C'est aussi une profession qui dépasse largement le cadre de la salle de classe. «C'est une activité complexe et multifonctions! Le professeur encadre des étudiants à la maîtrise et au doctorat et il s'engage aussi dans une carrière en recherche. Il contribue aussi à la vie universitaire et à la collectivité en apportant un éclairage aux débats de société», avance la terminologue agréée qui enseigne à l'Université de Montréal depuis 1988.

En mai, Monique Cormier est devenue la première femme à recevoir le Prix d'excellence académique de l'Association canadienne des professeures et professeurs d'université, qui souligne l'excellence dans tous les domaines de la vie universitaire.

Spécialisée dans les dictionnaires du 17e et 18e siècle, Mme Cormier croit que la mission du professeur d'université est aussi de partager ses connaissances avec le grand public. C'est dans cet esprit qu'elle a instigué en 2003 la Journée québécoise des dictionnaires, où des spécialistes des dictionnaires viennent partager leur savoir avec le public.

«Le travail de professeur d'université est exigeant et très prenant, mais on a aussi des conditions de travail appréciables.
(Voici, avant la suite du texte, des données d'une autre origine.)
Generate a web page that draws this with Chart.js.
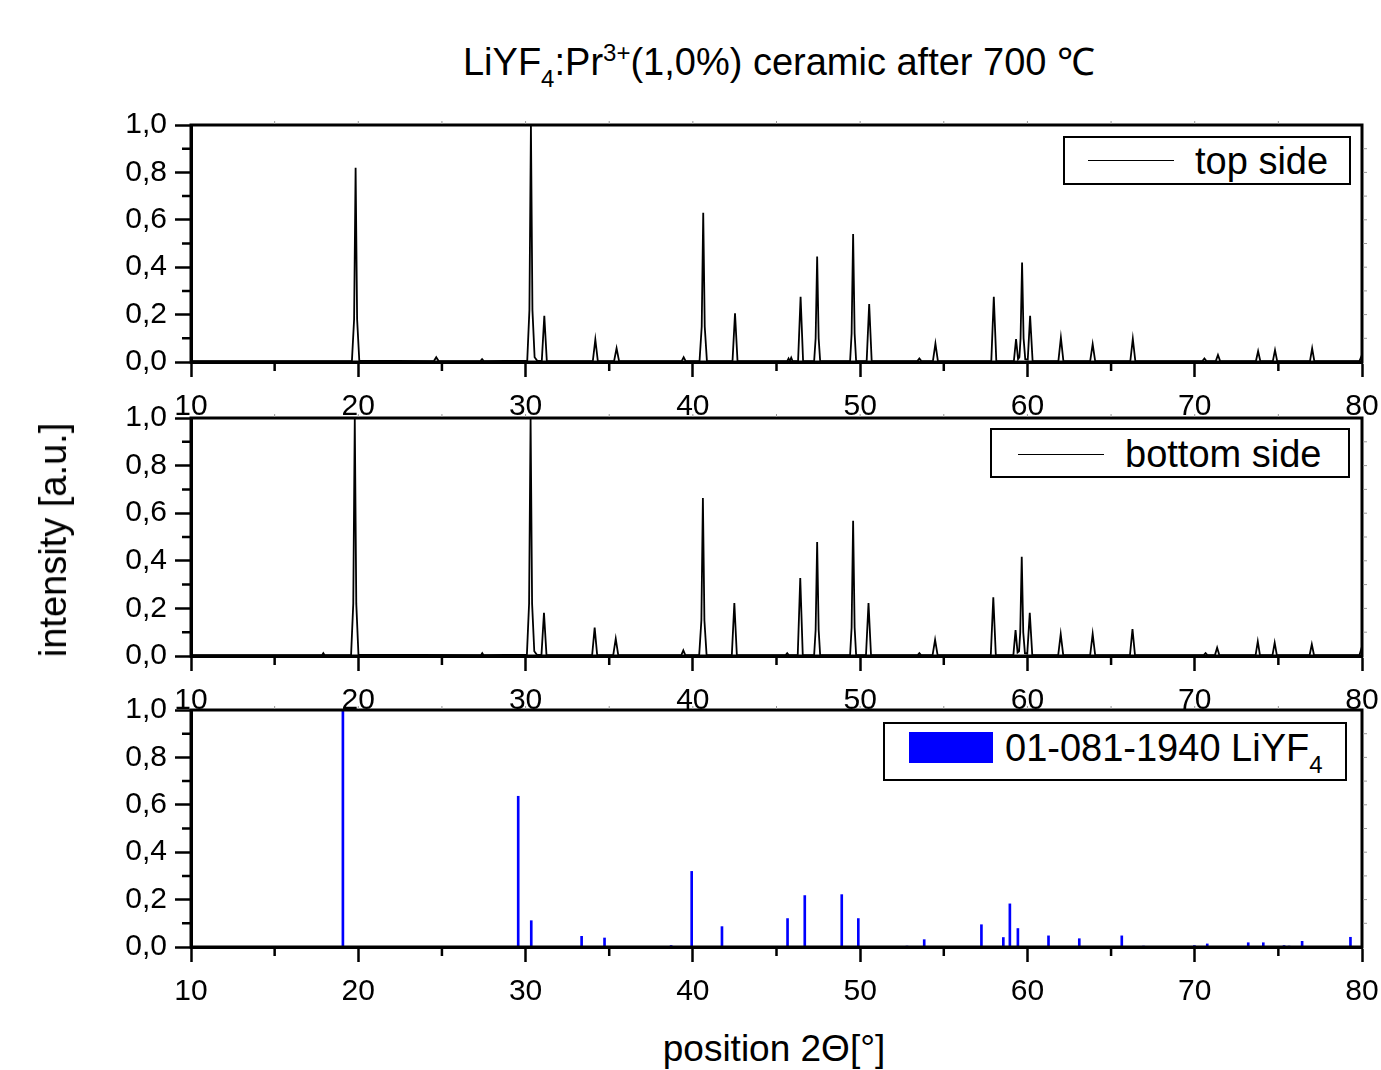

C'est très important pour moi qu'on puisse redonner à la société un peu de ce qu'elle nous a donné.»

Photo Hugo-Sébastien Aubert, La Presse

Monique Cormier

Isabelle Lafrance

Ennuyeux, la géographie et l'histoire? Que non, affirme Isabelle Lafrance, qui enseigne ces matières à l'école Monseigneur-Richard depuis 2003. «Ma spécialisation me permet de toucher les jeunes et de les émerveiller avec de nouvelles connaissances. Je ne sais pas si Pythagore a le même effet!».

Le métier d'enseignant au secondaire est peu routinier. «Oui, la matière est la même, mais chaque 75 minutes, un nouveau groupe réagit différemment et modifie la dynamique», assure Isabelle. Elle trouve toutefois difficile de se détacher de ses élèves. «Je voudrais que tout le monde réussisse, qu'ils s'en sortent tous. Malheureusement, ce n'est pas possible».

Au-delà de l'enseignement, ses tâches comprennent la planification du cours, le choix des sujets et la façon de les aborder, l'évaluation des élèves, la correction et les périodes de récupération. Elle doit également adapter sa feuille de route en fonction des groupes. «Le volet social (qui n'est pas vraiment abordé durant l'apprentissage des futurs enseignants) est aussi important : il faut être à l'écoute quand certains viennent se confier», dit-elle.

Il faut de la patience pour enseigner au secondaire, être généreux de son temps et de sa personne. Un sens de l'organisation et la capacité de travailler en équipe sont en outre essentiels.

À ceux tentés d'exercer son métier, Isabelle Lafrance donne ce conseil: «N'écoutez pas la croyance véhiculée sur la lourdeur de la tâche. Si ça vous intéresse et que vous avez les qualités requises, foncez!».